◆ **WORK TO COMPLETE**
Give the data again exactly as written, skipping any pictures.

◆ **SOURCE MATERIAL**
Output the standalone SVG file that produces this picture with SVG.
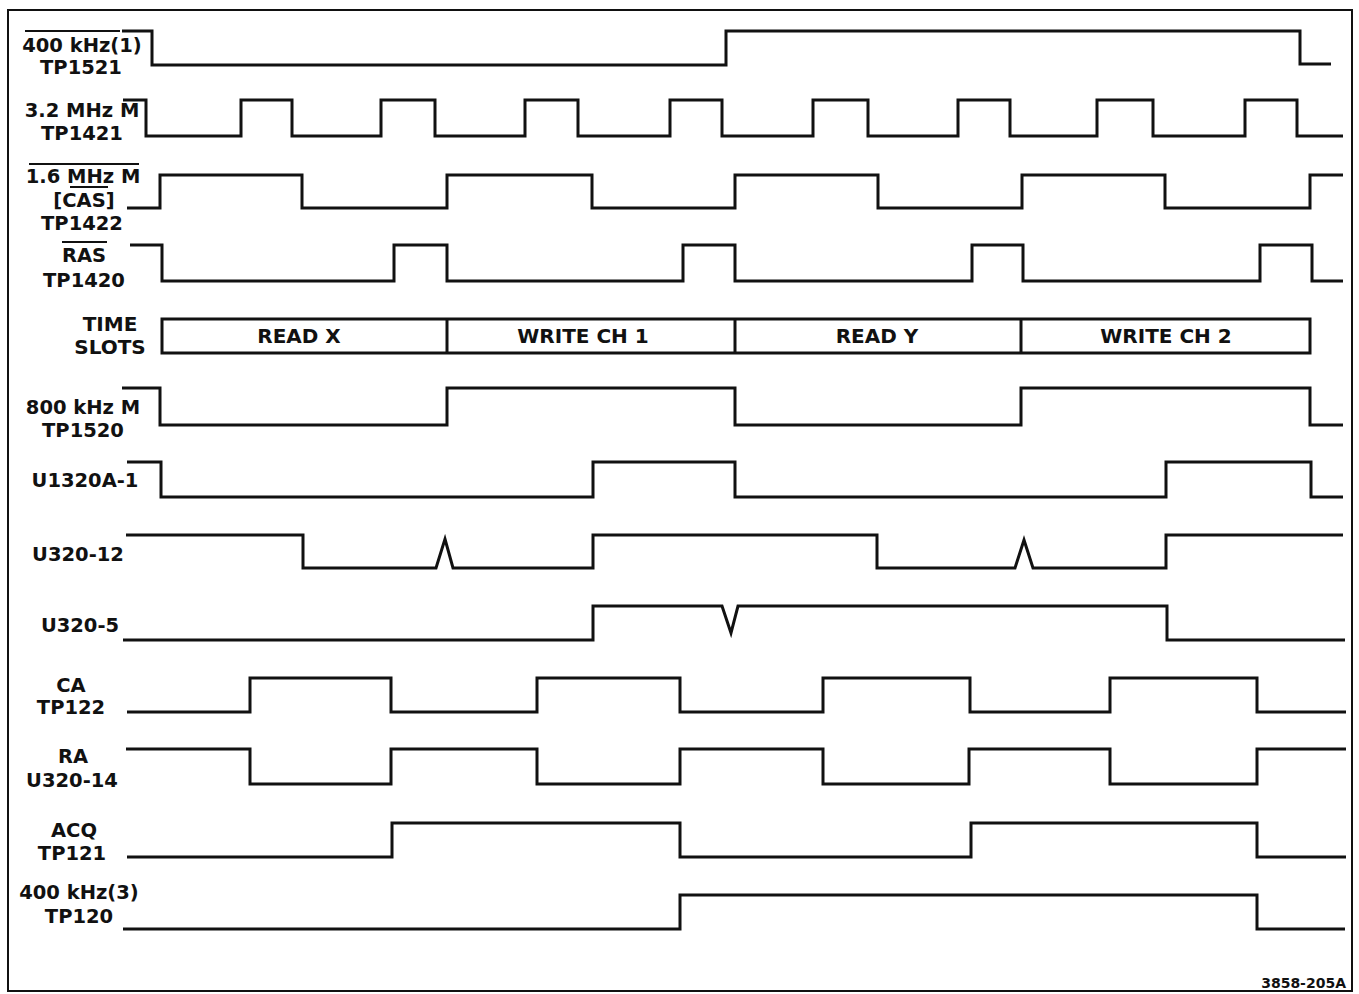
<svg xmlns="http://www.w3.org/2000/svg" width="1359" height="994" viewBox="0 0 1359 994">
<style>
.bg{fill:#fff}
.frame{fill:none;stroke:#111;stroke-width:2}
.w{fill:none;stroke:#111;stroke-width:3;stroke-linejoin:miter;stroke-linecap:butt}
.ol{fill:none;stroke:#111;stroke-width:2}
.lbl{font-family:"DejaVu Sans","Liberation Sans",sans-serif;font-weight:bold;font-size:19.5px;fill:#111;text-anchor:middle}
.slot{font-family:"DejaVu Sans","Liberation Sans",sans-serif;font-weight:bold;font-size:20px;fill:#111;text-anchor:middle}
.ref{font-family:"DejaVu Sans","Liberation Sans",sans-serif;font-weight:bold;font-size:14px;fill:#111;text-anchor:end}
</style>
<rect class="bg" x="0" y="0" width="1359" height="994"/>
<rect class="frame" x="8" y="10" width="1344" height="981"/>

<g id="sig-400khz1">
<text class="lbl" x="82" y="52">400 kHz(1)</text>
<text class="lbl" x="81" y="74">TP1521</text>
<line class="ol" x1="25" y1="31" x2="120" y2="31"/>
<path class="w" d="M122,31 H152 V65 H726 V31 H1300 V64 H1331"/>
</g>

<g id="sig-3_2mhz">
<text class="lbl" x="82" y="117">3.2 MHz M</text>
<text class="lbl" x="82" y="140">TP1421</text>
<path class="w" d="M123,100 H146 V136 H241 V100 H292 V136 H381 V100 H435 V136 H525 V100 H578 V136 H670 V100 H722 V136 H813 V100 H868 V136 H958 V100 H1010 V136 H1097 V100 H1153 V136 H1245 V100 H1297 V136 H1343"/>
</g>

<g id="sig-1_6mhz">
<text class="lbl" x="83" y="183">1.6 MHz M</text>
<text class="lbl" x="84" y="207">[CAS]</text>
<text class="lbl" x="82" y="230">TP1422</text>
<line class="ol" x1="29" y1="164" x2="139" y2="164"/>
<line class="ol" x1="70" y1="187" x2="108" y2="187"/>
<path class="w" d="M127,208 H160 V175 H302 V208 H447 V175 H592 V208 H735 V175 H878 V208 H1022 V175 H1165 V208 H1310 V175 H1343"/>
</g>

<g id="sig-ras">
<text class="lbl" x="84" y="262">RAS</text>
<text class="lbl" x="84" y="287">TP1420</text>
<line class="ol" x1="62" y1="242" x2="107" y2="242"/>
<path class="w" d="M130,245 H162 V281 H394 V245 H447 V281 H683 V245 H735 V281 H972 V245 H1023 V281 H1260 V245 H1312 V281 H1343"/>
</g>

<g id="time-slots">
<text class="slot" x="110" y="331">TIME</text>
<text class="slot" x="110" y="354">SLOTS</text>
<rect class="w" x="162" y="319" width="1148" height="34"/>
<line class="w" x1="447" y1="319" x2="447" y2="353"/>
<line class="w" x1="735" y1="319" x2="735" y2="353"/>
<line class="w" x1="1021" y1="319" x2="1021" y2="353"/>
<text class="slot" x="299" y="343">READ X</text>
<text class="slot" x="583" y="343">WRITE CH 1</text>
<text class="slot" x="877" y="343">READ Y</text>
<text class="slot" x="1166" y="343">WRITE CH 2</text>
</g>

<g id="sig-800khz">
<text class="lbl" x="83" y="414">800 kHz M</text>
<text class="lbl" x="83" y="437">TP1520</text>
<path class="w" d="M122,388 H160 V425 H447 V388 H735 V425 H1021 V388 H1310 V425 H1343"/>
</g>

<g id="sig-u1320a1">
<text class="lbl" x="85" y="487">U1320A-1</text>
<path class="w" d="M127,462 H161 V497 H593 V462 H735 V497 H1166 V462 H1311 V497 H1343"/>
</g>

<g id="sig-u320-12">
<text class="lbl" x="78" y="561">U320-12</text>
<path class="w" d="M126,535 H303 V568 H436 L445,539 L453,568 H593 V535 H877 V568 H1015 L1024,540 L1033,568 H1166 V535 H1343"/>
</g>

<g id="sig-u320-5">
<text class="lbl" x="80" y="632">U320-5</text>
<path class="w" d="M123,640 H593 V606 H722 L731,633 L738,606 H1167 V640 H1345"/>
</g>

<g id="sig-ca">
<text class="lbl" x="71" y="692">CA</text>
<text class="lbl" x="71" y="714">TP122</text>
<path class="w" d="M127,712 H250 V678 H391 V712 H537 V678 H680 V712 H823 V678 H970 V712 H1110 V678 H1257 V712 H1346"/>
</g>

<g id="sig-ra">
<text class="lbl" x="73" y="763">RA</text>
<text class="lbl" x="72" y="787">U320-14</text>
<path class="w" d="M126,749 H250 V784 H391 V749 H537 V784 H680 V749 H823 V784 H969 V749 H1110 V784 H1257 V749 H1346"/>
</g>

<g id="sig-acq">
<text class="lbl" x="74" y="837">ACQ</text>
<text class="lbl" x="72" y="860">TP121</text>
<path class="w" d="M127,857 H392 V823 H680 V857 H971 V823 H1257 V857 H1346"/>
</g>

<g id="sig-400khz3">
<text class="lbl" x="79" y="899">400 kHz(3)</text>
<text class="lbl" x="79" y="923">TP120</text>
<path class="w" d="M123,929 H680 V895 H1257 V929 H1345"/>
</g>

<g id="connectors"></g>

<text class="ref" x="1346" y="988">3858-205A</text>
</svg>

◆ **RESULT OF THE TASK**
Output the standalone SVG file that produces this picture with SVG.
<svg xmlns="http://www.w3.org/2000/svg" width="1359" height="994" viewBox="0 0 1359 994">
<style>
.bg{fill:#fff}
.frame{fill:none;stroke:#111;stroke-width:2}
.w{fill:none;stroke:#111;stroke-width:3;stroke-linejoin:miter;stroke-linecap:butt}
.ol{fill:none;stroke:#111;stroke-width:2}
.lbl{font-family:"DejaVu Sans","Liberation Sans",sans-serif;font-weight:bold;font-size:19.5px;fill:#111;text-anchor:middle}
.slot{font-family:"DejaVu Sans","Liberation Sans",sans-serif;font-weight:bold;font-size:20px;fill:#111;text-anchor:middle}
.ref{font-family:"DejaVu Sans","Liberation Sans",sans-serif;font-weight:bold;font-size:14px;fill:#111;text-anchor:end}
</style>
<rect class="bg" x="0" y="0" width="1359" height="994"/>
<rect class="frame" x="8" y="10" width="1344" height="981"/>

<g id="sig-400khz1">
<text class="lbl" x="82" y="52">400 kHz(1)</text>
<text class="lbl" x="81" y="74">TP1521</text>
<line class="ol" x1="25" y1="31" x2="120" y2="31"/>
<path class="w" d="M122,31 H152 V65 H726 V31 H1300 V64 H1331"/>
</g>

<g id="sig-3_2mhz">
<text class="lbl" x="82" y="117">3.2 MHz M</text>
<text class="lbl" x="82" y="140">TP1421</text>
<path class="w" d="M123,100 H146 V136 H241 V100 H292 V136 H381 V100 H435 V136 H525 V100 H578 V136 H670 V100 H722 V136 H813 V100 H868 V136 H958 V100 H1010 V136 H1097 V100 H1153 V136 H1245 V100 H1297 V136 H1343"/>
</g>

<g id="sig-1_6mhz">
<text class="lbl" x="83" y="183">1.6 MHz M</text>
<text class="lbl" x="84" y="207">[CAS]</text>
<text class="lbl" x="82" y="230">TP1422</text>
<line class="ol" x1="29" y1="164" x2="139" y2="164"/>
<line class="ol" x1="70" y1="187" x2="108" y2="187"/>
<path class="w" d="M127,208 H160 V175 H302 V208 H447 V175 H592 V208 H735 V175 H878 V208 H1022 V175 H1165 V208 H1310 V175 H1343"/>
</g>

<g id="sig-ras">
<text class="lbl" x="84" y="262">RAS</text>
<text class="lbl" x="84" y="287">TP1420</text>
<line class="ol" x1="62" y1="242" x2="107" y2="242"/>
<path class="w" d="M130,245 H162 V281 H394 V245 H447 V281 H683 V245 H735 V281 H972 V245 H1023 V281 H1260 V245 H1312 V281 H1343"/>
</g>

<g id="time-slots">
<text class="slot" x="110" y="331">TIME</text>
<text class="slot" x="110" y="354">SLOTS</text>
<rect class="w" x="162" y="319" width="1148" height="34"/>
<line class="w" x1="447" y1="319" x2="447" y2="353"/>
<line class="w" x1="735" y1="319" x2="735" y2="353"/>
<line class="w" x1="1021" y1="319" x2="1021" y2="353"/>
<text class="slot" x="299" y="343">READ X</text>
<text class="slot" x="583" y="343">WRITE CH 1</text>
<text class="slot" x="877" y="343">READ Y</text>
<text class="slot" x="1166" y="343">WRITE CH 2</text>
</g>

<g id="sig-800khz">
<text class="lbl" x="83" y="414">800 kHz M</text>
<text class="lbl" x="83" y="437">TP1520</text>
<path class="w" d="M122,388 H160 V425 H447 V388 H735 V425 H1021 V388 H1310 V425 H1343"/>
</g>

<g id="sig-u1320a1">
<text class="lbl" x="85" y="487">U1320A-1</text>
<path class="w" d="M127,462 H161 V497 H593 V462 H735 V497 H1166 V462 H1311 V497 H1343"/>
</g>

<g id="sig-u320-12">
<text class="lbl" x="78" y="561">U320-12</text>
<path class="w" d="M126,535 H303 V568 H436 L445,539 L453,568 H593 V535 H877 V568 H1015 L1024,540 L1033,568 H1166 V535 H1343"/>
</g>

<g id="sig-u320-5">
<text class="lbl" x="80" y="632">U320-5</text>
<path class="w" d="M123,640 H593 V606 H722 L731,633 L738,606 H1167 V640 H1345"/>
</g>

<g id="sig-ca">
<text class="lbl" x="71" y="692">CA</text>
<text class="lbl" x="71" y="714">TP122</text>
<path class="w" d="M127,712 H250 V678 H391 V712 H537 V678 H680 V712 H823 V678 H970 V712 H1110 V678 H1257 V712 H1346"/>
</g>

<g id="sig-ra">
<text class="lbl" x="73" y="763">RA</text>
<text class="lbl" x="72" y="787">U320-14</text>
<path class="w" d="M126,749 H250 V784 H391 V749 H537 V784 H680 V749 H823 V784 H969 V749 H1110 V784 H1257 V749 H1346"/>
</g>

<g id="sig-acq">
<text class="lbl" x="74" y="837">ACQ</text>
<text class="lbl" x="72" y="860">TP121</text>
<path class="w" d="M127,857 H392 V823 H680 V857 H971 V823 H1257 V857 H1346"/>
</g>

<g id="sig-400khz3">
<text class="lbl" x="79" y="899">400 kHz(3)</text>
<text class="lbl" x="79" y="923">TP120</text>
<path class="w" d="M123,929 H680 V895 H1257 V929 H1345"/>
</g>

<g id="connectors"></g>

<text class="ref" x="1346" y="988">3858-205A</text>
</svg>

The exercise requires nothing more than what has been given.